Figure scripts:
++++++++
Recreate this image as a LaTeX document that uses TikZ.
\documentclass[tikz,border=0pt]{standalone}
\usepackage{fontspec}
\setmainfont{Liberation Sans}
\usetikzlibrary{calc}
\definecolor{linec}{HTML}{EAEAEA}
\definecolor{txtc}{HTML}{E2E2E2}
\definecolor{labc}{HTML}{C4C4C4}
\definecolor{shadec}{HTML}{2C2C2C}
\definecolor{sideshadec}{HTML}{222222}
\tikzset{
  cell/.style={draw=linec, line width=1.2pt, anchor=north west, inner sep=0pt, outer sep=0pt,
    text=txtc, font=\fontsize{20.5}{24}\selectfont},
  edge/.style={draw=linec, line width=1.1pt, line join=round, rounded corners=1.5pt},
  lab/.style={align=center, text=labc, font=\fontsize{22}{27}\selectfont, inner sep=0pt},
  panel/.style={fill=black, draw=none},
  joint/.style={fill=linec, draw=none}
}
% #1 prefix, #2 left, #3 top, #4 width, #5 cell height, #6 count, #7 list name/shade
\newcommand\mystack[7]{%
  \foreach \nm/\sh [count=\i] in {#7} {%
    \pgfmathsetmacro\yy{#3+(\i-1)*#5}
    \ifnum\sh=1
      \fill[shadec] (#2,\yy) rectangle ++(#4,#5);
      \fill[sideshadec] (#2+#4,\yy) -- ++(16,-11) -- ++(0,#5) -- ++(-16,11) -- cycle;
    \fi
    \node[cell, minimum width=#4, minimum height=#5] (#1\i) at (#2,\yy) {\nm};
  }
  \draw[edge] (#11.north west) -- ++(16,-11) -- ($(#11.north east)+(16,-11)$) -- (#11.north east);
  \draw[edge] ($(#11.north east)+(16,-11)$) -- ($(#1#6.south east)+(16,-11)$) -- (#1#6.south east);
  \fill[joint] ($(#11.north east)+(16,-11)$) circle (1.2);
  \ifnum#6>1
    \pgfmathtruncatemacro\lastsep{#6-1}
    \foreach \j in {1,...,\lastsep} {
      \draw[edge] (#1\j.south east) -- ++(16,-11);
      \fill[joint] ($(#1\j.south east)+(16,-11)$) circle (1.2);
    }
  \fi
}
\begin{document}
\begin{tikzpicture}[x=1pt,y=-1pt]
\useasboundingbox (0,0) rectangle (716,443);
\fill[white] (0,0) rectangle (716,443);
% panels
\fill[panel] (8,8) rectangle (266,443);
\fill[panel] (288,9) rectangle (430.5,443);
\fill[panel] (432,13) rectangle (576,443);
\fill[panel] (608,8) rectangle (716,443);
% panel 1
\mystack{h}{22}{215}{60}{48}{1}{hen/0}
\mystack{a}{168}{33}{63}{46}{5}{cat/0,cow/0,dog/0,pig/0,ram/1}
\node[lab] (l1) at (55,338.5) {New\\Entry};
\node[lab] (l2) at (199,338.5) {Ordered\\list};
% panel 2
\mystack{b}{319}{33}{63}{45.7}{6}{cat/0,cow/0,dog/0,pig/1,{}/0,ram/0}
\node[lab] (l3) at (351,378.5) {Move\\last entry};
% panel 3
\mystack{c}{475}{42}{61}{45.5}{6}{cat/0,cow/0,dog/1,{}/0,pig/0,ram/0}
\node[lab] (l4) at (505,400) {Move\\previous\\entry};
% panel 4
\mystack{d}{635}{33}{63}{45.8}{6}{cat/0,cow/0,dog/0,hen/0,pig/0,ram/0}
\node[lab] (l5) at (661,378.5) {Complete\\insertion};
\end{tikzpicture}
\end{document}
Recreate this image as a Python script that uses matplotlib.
++++++++
▶ **TASK DIRECTIONS**: Write out every record, exactly as written.

▶ **FINAL RESULT**:
Recreate this image as a LaTeX document that uses TikZ.
\documentclass[tikz,border=0pt]{standalone}
\usepackage{fontspec}
\setmainfont{Liberation Sans}
\usetikzlibrary{calc}
\definecolor{linec}{HTML}{EAEAEA}
\definecolor{txtc}{HTML}{E2E2E2}
\definecolor{labc}{HTML}{C4C4C4}
\definecolor{shadec}{HTML}{2C2C2C}
\definecolor{sideshadec}{HTML}{222222}
\tikzset{
  cell/.style={draw=linec, line width=1.2pt, anchor=north west, inner sep=0pt, outer sep=0pt,
    text=txtc, font=\fontsize{20.5}{24}\selectfont},
  edge/.style={draw=linec, line width=1.1pt, line join=round, rounded corners=1.5pt},
  lab/.style={align=center, text=labc, font=\fontsize{22}{27}\selectfont, inner sep=0pt},
  panel/.style={fill=black, draw=none},
  joint/.style={fill=linec, draw=none}
}
% #1 prefix, #2 left, #3 top, #4 width, #5 cell height, #6 count, #7 list name/shade
\newcommand\mystack[7]{%
  \foreach \nm/\sh [count=\i] in {#7} {%
    \pgfmathsetmacro\yy{#3+(\i-1)*#5}
    \ifnum\sh=1
      \fill[shadec] (#2,\yy) rectangle ++(#4,#5);
      \fill[sideshadec] (#2+#4,\yy) -- ++(16,-11) -- ++(0,#5) -- ++(-16,11) -- cycle;
    \fi
    \node[cell, minimum width=#4, minimum height=#5] (#1\i) at (#2,\yy) {\nm};
  }
  \draw[edge] (#11.north west) -- ++(16,-11) -- ($(#11.north east)+(16,-11)$) -- (#11.north east);
  \draw[edge] ($(#11.north east)+(16,-11)$) -- ($(#1#6.south east)+(16,-11)$) -- (#1#6.south east);
  \fill[joint] ($(#11.north east)+(16,-11)$) circle (1.2);
  \ifnum#6>1
    \pgfmathtruncatemacro\lastsep{#6-1}
    \foreach \j in {1,...,\lastsep} {
      \draw[edge] (#1\j.south east) -- ++(16,-11);
      \fill[joint] ($(#1\j.south east)+(16,-11)$) circle (1.2);
    }
  \fi
}
\begin{document}
\begin{tikzpicture}[x=1pt,y=-1pt]
\useasboundingbox (0,0) rectangle (716,443);
\fill[white] (0,0) rectangle (716,443);
% panels
\fill[panel] (8,8) rectangle (266,443);
\fill[panel] (288,9) rectangle (430.5,443);
\fill[panel] (432,13) rectangle (576,443);
\fill[panel] (608,8) rectangle (716,443);
% panel 1
\mystack{h}{22}{215}{60}{48}{1}{hen/0}
\mystack{a}{168}{33}{63}{46}{5}{cat/0,cow/0,dog/0,pig/0,ram/1}
\node[lab] (l1) at (55,338.5) {New\\Entry};
\node[lab] (l2) at (199,338.5) {Ordered\\list};
% panel 2
\mystack{b}{319}{33}{63}{45.7}{6}{cat/0,cow/0,dog/0,pig/1,{}/0,ram/0}
\node[lab] (l3) at (351,378.5) {Move\\last entry};
% panel 3
\mystack{c}{475}{42}{61}{45.5}{6}{cat/0,cow/0,dog/1,{}/0,pig/0,ram/0}
\node[lab] (l4) at (505,400) {Move\\previous\\entry};
% panel 4
\mystack{d}{635}{33}{63}{45.8}{6}{cat/0,cow/0,dog/0,hen/0,pig/0,ram/0}
\node[lab] (l5) at (661,378.5) {Complete\\insertion};
\end{tikzpicture}
\end{document}
Recreate this image as a Python script that uses matplotlib.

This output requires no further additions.